I was honored to be an invited guest and Hawaiian cultural ambassador as a part of the Global Studies program at The Meridian School, an independent K-5 elementary school in Wallingford. For the 2016-2017 school year, Meridian focused on Oceania for their Global Studies program, which featured participation from many teachers from the community to guide a culturally responsible educational program. In my time spent with the students and faculty at Meridian, we discussed the importance of telling stories and understanding oneself. Students engaged in a cultural exchange, and I learned so much from their fantastic, open ideas and curiosity.
As a guest speaker in their Friday Morning Meeting, through using a puzzle on identity and telling my own, personal stories, I introduced questions such as Who am I? (Self), Who do I represent? (Others), Where am I from (Place), and Who will I become? (Journey). When you ask yourself these questions, you better understand who you are and who you represent - why certain people and places are important to you. Knowing more about yourself enables a bridge to be built between yourself and others from all walks of life, a powerful bridge built on a meaningful foundation. Meeting individually with each grade, I shared presentations on topics including ahapua'a (habitat), kapa & quilts (tapestry), and identifying our own, deeper cultural traits, while understanding the affects that colonization has on our practices, our opportunities for growth, and our ability to preserve cultural traditions and personal identities.

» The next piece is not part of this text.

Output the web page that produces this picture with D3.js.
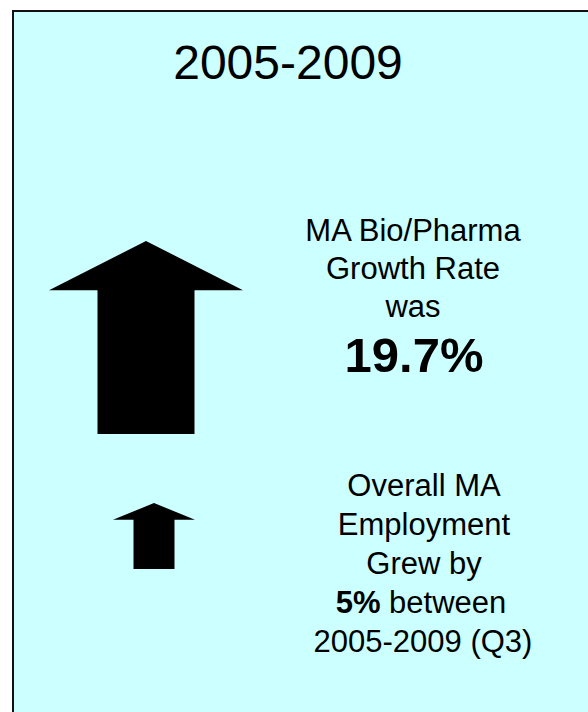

This was a very personal experience in my cultural journey. The moment I will always carry with me was when students would kindly and quietly raise their hands over their hearts as I presented about my family and my home; a gesture The Meridian School uses to express connection. I have new memories and connections with many people, and a deeper connection to who I am, where I'm from, and where I'm going, for which I will forever be grateful. Mahalo nui loa.